### Data for processing:
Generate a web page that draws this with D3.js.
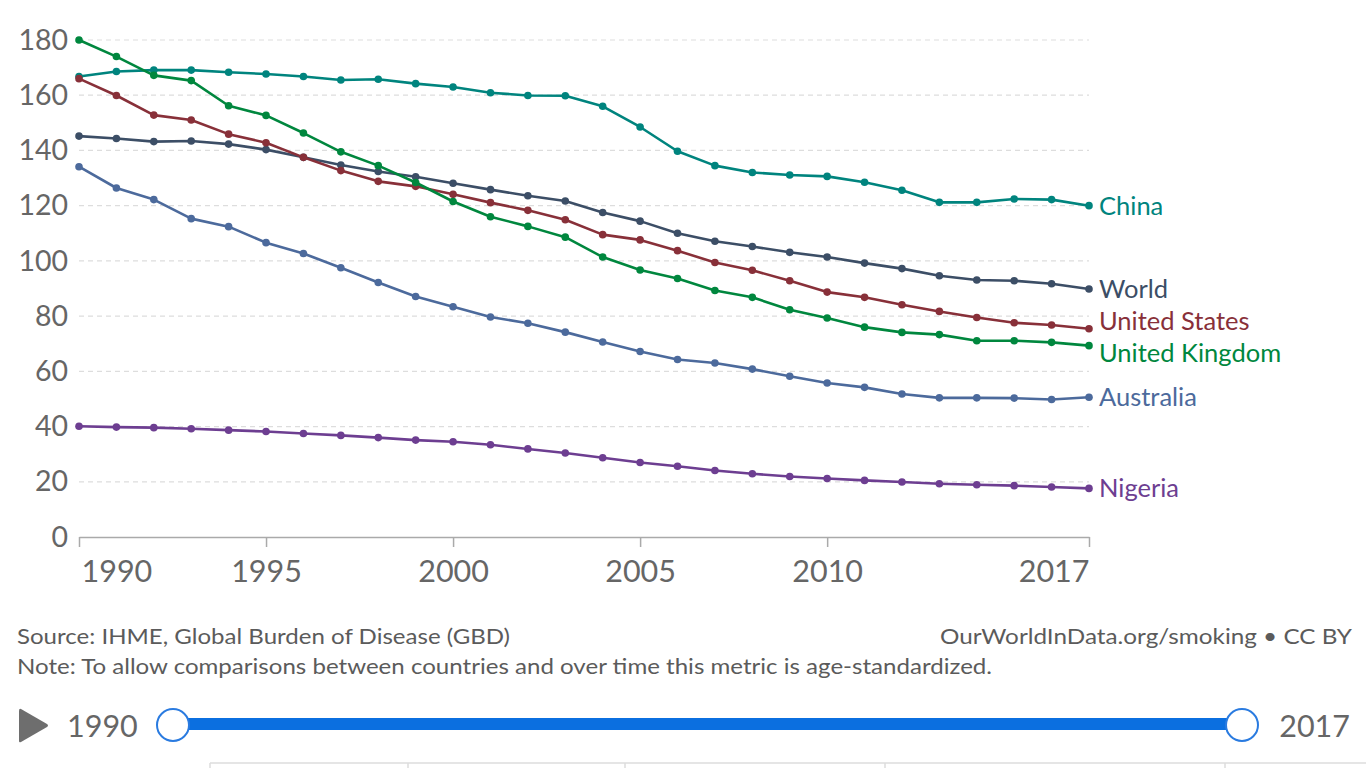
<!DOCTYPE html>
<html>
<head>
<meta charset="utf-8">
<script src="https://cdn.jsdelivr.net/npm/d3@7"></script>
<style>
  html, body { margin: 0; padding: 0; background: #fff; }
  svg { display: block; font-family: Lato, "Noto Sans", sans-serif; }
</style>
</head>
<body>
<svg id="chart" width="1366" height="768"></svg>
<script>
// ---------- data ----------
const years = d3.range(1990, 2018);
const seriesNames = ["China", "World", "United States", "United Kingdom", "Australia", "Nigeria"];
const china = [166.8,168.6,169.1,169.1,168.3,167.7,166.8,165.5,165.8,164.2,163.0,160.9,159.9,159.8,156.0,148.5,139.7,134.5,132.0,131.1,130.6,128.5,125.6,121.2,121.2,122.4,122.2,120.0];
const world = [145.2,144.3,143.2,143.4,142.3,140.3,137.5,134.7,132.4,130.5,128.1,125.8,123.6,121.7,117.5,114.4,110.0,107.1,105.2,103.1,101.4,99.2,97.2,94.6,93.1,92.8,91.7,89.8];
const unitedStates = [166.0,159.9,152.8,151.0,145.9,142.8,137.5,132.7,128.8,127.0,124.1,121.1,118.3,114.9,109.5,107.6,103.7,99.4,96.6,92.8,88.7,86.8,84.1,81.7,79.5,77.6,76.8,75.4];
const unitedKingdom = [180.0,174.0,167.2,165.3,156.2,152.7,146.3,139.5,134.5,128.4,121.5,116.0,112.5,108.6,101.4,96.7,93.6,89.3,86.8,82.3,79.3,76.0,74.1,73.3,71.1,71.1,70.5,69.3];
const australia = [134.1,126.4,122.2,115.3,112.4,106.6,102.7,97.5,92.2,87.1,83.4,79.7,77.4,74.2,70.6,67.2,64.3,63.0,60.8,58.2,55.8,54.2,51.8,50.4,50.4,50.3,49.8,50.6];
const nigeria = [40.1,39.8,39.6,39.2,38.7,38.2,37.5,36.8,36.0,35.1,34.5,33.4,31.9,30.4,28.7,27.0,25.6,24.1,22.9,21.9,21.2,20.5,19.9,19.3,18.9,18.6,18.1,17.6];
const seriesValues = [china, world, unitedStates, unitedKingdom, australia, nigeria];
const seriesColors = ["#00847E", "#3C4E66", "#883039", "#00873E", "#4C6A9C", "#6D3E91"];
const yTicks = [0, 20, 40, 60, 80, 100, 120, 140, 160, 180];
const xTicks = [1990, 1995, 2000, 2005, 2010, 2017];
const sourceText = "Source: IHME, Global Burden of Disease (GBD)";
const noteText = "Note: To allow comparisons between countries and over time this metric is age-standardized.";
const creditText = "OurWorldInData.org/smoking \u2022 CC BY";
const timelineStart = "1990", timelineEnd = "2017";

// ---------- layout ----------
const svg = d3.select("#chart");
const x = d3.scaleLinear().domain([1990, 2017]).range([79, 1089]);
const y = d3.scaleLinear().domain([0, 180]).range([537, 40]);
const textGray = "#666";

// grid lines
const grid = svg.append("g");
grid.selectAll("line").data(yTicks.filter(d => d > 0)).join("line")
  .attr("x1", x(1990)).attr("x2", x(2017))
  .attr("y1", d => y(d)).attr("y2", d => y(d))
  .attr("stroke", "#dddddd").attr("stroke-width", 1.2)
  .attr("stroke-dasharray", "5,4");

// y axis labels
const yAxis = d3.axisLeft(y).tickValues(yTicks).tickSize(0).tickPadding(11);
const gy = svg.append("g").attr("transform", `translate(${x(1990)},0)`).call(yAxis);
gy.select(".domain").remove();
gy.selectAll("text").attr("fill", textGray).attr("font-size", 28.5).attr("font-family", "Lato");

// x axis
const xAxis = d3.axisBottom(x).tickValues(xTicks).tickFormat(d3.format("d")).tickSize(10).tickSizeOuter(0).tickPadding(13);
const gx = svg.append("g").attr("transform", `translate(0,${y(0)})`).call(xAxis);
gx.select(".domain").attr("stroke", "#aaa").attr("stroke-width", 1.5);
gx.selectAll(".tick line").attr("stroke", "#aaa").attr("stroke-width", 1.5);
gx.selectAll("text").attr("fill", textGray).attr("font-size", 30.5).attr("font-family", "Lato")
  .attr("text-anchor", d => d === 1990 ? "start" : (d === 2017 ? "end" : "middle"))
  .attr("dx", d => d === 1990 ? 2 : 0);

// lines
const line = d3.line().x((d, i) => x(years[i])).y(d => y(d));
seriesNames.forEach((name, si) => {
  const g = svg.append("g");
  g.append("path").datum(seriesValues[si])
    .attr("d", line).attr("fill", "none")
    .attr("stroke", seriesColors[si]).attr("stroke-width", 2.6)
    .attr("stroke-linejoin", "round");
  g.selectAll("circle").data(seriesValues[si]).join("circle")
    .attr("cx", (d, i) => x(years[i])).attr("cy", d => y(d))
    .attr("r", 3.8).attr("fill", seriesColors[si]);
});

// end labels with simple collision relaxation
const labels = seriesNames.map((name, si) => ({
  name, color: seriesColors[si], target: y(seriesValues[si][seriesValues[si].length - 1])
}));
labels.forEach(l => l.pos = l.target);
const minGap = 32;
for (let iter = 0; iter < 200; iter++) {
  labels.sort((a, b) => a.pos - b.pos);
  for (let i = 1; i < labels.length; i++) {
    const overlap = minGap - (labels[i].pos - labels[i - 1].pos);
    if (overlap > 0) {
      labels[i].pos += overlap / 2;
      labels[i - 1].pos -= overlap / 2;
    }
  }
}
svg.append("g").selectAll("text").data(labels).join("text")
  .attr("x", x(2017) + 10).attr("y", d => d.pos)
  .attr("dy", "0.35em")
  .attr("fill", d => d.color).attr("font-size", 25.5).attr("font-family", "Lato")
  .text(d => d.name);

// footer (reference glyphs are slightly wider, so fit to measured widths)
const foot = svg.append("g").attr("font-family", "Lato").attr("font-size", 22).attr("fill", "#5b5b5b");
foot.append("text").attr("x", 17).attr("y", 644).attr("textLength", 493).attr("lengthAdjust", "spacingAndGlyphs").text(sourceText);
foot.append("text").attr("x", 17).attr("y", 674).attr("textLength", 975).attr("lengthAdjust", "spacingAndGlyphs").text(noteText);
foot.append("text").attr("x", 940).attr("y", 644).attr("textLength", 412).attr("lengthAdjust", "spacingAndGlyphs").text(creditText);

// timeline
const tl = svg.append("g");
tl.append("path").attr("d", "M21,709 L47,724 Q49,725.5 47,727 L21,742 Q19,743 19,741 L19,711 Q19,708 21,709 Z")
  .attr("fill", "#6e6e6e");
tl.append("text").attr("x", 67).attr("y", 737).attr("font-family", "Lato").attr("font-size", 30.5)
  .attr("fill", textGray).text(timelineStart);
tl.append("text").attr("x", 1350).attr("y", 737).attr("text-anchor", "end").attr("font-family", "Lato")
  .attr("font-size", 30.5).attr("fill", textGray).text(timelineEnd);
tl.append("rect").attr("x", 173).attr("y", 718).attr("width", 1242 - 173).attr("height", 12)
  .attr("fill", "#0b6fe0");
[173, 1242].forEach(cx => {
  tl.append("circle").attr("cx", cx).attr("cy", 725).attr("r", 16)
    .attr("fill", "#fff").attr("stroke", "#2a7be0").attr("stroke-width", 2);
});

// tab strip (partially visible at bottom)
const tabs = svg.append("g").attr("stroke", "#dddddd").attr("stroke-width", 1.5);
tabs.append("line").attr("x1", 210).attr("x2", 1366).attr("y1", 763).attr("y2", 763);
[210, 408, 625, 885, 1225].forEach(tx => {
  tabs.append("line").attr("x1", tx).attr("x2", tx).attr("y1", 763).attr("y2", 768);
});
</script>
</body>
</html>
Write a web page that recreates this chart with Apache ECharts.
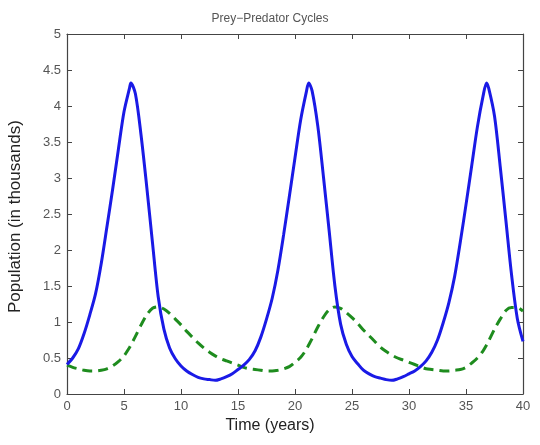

### Short task:
All the lines above are to be given again exactly as they read, with the pictures removed.

### Full output:
Generate a web page that draws this with D3.js.
<!DOCTYPE html>
<html>
<head>
<meta charset="utf-8">
<script src="https://cdn.jsdelivr.net/npm/d3@7"></script>
<style>
  html, body { margin: 0; padding: 0; background: #fff; }
  svg { display: block; font-family: Lato, "Noto Sans", sans-serif; }
</style>
</head>
<body>
<svg id="chart" width="1366" height="768"></svg>
<script>
// ---------- data ----------
const years = d3.range(1990, 2018);
const seriesNames = ["China", "World", "United States", "United Kingdom", "Australia", "Nigeria"];
const china = [166.8,168.6,169.1,169.1,168.3,167.7,166.8,165.5,165.8,164.2,163.0,160.9,159.9,159.8,156.0,148.5,139.7,134.5,132.0,131.1,130.6,128.5,125.6,121.2,121.2,122.4,122.2,120.0];
const world = [145.2,144.3,143.2,143.4,142.3,140.3,137.5,134.7,132.4,130.5,128.1,125.8,123.6,121.7,117.5,114.4,110.0,107.1,105.2,103.1,101.4,99.2,97.2,94.6,93.1,92.8,91.7,89.8];
const unitedStates = [166.0,159.9,152.8,151.0,145.9,142.8,137.5,132.7,128.8,127.0,124.1,121.1,118.3,114.9,109.5,107.6,103.7,99.4,96.6,92.8,88.7,86.8,84.1,81.7,79.5,77.6,76.8,75.4];
const unitedKingdom = [180.0,174.0,167.2,165.3,156.2,152.7,146.3,139.5,134.5,128.4,121.5,116.0,112.5,108.6,101.4,96.7,93.6,89.3,86.8,82.3,79.3,76.0,74.1,73.3,71.1,71.1,70.5,69.3];
const australia = [134.1,126.4,122.2,115.3,112.4,106.6,102.7,97.5,92.2,87.1,83.4,79.7,77.4,74.2,70.6,67.2,64.3,63.0,60.8,58.2,55.8,54.2,51.8,50.4,50.4,50.3,49.8,50.6];
const nigeria = [40.1,39.8,39.6,39.2,38.7,38.2,37.5,36.8,36.0,35.1,34.5,33.4,31.9,30.4,28.7,27.0,25.6,24.1,22.9,21.9,21.2,20.5,19.9,19.3,18.9,18.6,18.1,17.6];
const seriesValues = [china, world, unitedStates, unitedKingdom, australia, nigeria];
const seriesColors = ["#00847E", "#3C4E66", "#883039", "#00873E", "#4C6A9C", "#6D3E91"];
const yTicks = [0, 20, 40, 60, 80, 100, 120, 140, 160, 180];
const xTicks = [1990, 1995, 2000, 2005, 2010, 2017];
const sourceText = "Source: IHME, Global Burden of Disease (GBD)";
const noteText = "Note: To allow comparisons between countries and over time this metric is age-standardized.";
const creditText = "OurWorldInData.org/smoking \u2022 CC BY";
const timelineStart = "1990", timelineEnd = "2017";

// ---------- layout ----------
const svg = d3.select("#chart");
const x = d3.scaleLinear().domain([1990, 2017]).range([79, 1089]);
const y = d3.scaleLinear().domain([0, 180]).range([537, 40]);
const textGray = "#666";

// grid lines
const grid = svg.append("g");
grid.selectAll("line").data(yTicks.filter(d => d > 0)).join("line")
  .attr("x1", x(1990)).attr("x2", x(2017))
  .attr("y1", d => y(d)).attr("y2", d => y(d))
  .attr("stroke", "#dddddd").attr("stroke-width", 1.2)
  .attr("stroke-dasharray", "5,4");

// y axis labels
const yAxis = d3.axisLeft(y).tickValues(yTicks).tickSize(0).tickPadding(11);
const gy = svg.append("g").attr("transform", `translate(${x(1990)},0)`).call(yAxis);
gy.select(".domain").remove();
gy.selectAll("text").attr("fill", textGray).attr("font-size", 28.5).attr("font-family", "Lato");

// x axis
const xAxis = d3.axisBottom(x).tickValues(xTicks).tickFormat(d3.format("d")).tickSize(10).tickSizeOuter(0).tickPadding(13);
const gx = svg.append("g").attr("transform", `translate(0,${y(0)})`).call(xAxis);
gx.select(".domain").attr("stroke", "#aaa").attr("stroke-width", 1.5);
gx.selectAll(".tick line").attr("stroke", "#aaa").attr("stroke-width", 1.5);
gx.selectAll("text").attr("fill", textGray).attr("font-size", 30.5).attr("font-family", "Lato")
  .attr("text-anchor", d => d === 1990 ? "start" : (d === 2017 ? "end" : "middle"))
  .attr("dx", d => d === 1990 ? 2 : 0);

// lines
const line = d3.line().x((d, i) => x(years[i])).y(d => y(d));
seriesNames.forEach((name, si) => {
  const g = svg.append("g");
  g.append("path").datum(seriesValues[si])
    .attr("d", line).attr("fill", "none")
    .attr("stroke", seriesColors[si]).attr("stroke-width", 2.6)
    .attr("stroke-linejoin", "round");
  g.selectAll("circle").data(seriesValues[si]).join("circle")
    .attr("cx", (d, i) => x(years[i])).attr("cy", d => y(d))
    .attr("r", 3.8).attr("fill", seriesColors[si]);
});

// end labels with simple collision relaxation
const labels = seriesNames.map((name, si) => ({
  name, color: seriesColors[si], target: y(seriesValues[si][seriesValues[si].length - 1])
}));
labels.forEach(l => l.pos = l.target);
const minGap = 32;
for (let iter = 0; iter < 200; iter++) {
  labels.sort((a, b) => a.pos - b.pos);
  for (let i = 1; i < labels.length; i++) {
    const overlap = minGap - (labels[i].pos - labels[i - 1].pos);
    if (overlap > 0) {
      labels[i].pos += overlap / 2;
      labels[i - 1].pos -= overlap / 2;
    }
  }
}
svg.append("g").selectAll("text").data(labels).join("text")
  .attr("x", x(2017) + 10).attr("y", d => d.pos)
  .attr("dy", "0.35em")
  .attr("fill", d => d.color).attr("font-size", 25.5).attr("font-family", "Lato")
  .text(d => d.name);

// footer (reference glyphs are slightly wider, so fit to measured widths)
const foot = svg.append("g").attr("font-family", "Lato").attr("font-size", 22).attr("fill", "#5b5b5b");
foot.append("text").attr("x", 17).attr("y", 644).attr("textLength", 493).attr("lengthAdjust", "spacingAndGlyphs").text(sourceText);
foot.append("text").attr("x", 17).attr("y", 674).attr("textLength", 975).attr("lengthAdjust", "spacingAndGlyphs").text(noteText);
foot.append("text").attr("x", 940).attr("y", 644).attr("textLength", 412).attr("lengthAdjust", "spacingAndGlyphs").text(creditText);

// timeline
const tl = svg.append("g");
tl.append("path").attr("d", "M21,709 L47,724 Q49,725.5 47,727 L21,742 Q19,743 19,741 L19,711 Q19,708 21,709 Z")
  .attr("fill", "#6e6e6e");
tl.append("text").attr("x", 67).attr("y", 737).attr("font-family", "Lato").attr("font-size", 30.5)
  .attr("fill", textGray).text(timelineStart);
tl.append("text").attr("x", 1350).attr("y", 737).attr("text-anchor", "end").attr("font-family", "Lato")
  .attr("font-size", 30.5).attr("fill", textGray).text(timelineEnd);
tl.append("rect").attr("x", 173).attr("y", 718).attr("width", 1242 - 173).attr("height", 12)
  .attr("fill", "#0b6fe0");
[173, 1242].forEach(cx => {
  tl.append("circle").attr("cx", cx).attr("cy", 725).attr("r", 16)
    .attr("fill", "#fff").attr("stroke", "#2a7be0").attr("stroke-width", 2);
});

// tab strip (partially visible at bottom)
const tabs = svg.append("g").attr("stroke", "#dddddd").attr("stroke-width", 1.5);
tabs.append("line").attr("x1", 210).attr("x2", 1366).attr("y1", 763).attr("y2", 763);
[210, 408, 625, 885, 1225].forEach(tx => {
  tabs.append("line").attr("x1", tx).attr("x2", tx).attr("y1", 763).attr("y2", 768);
});
</script>
</body>
</html>
Write a web page that recreates this chart with Apache ECharts.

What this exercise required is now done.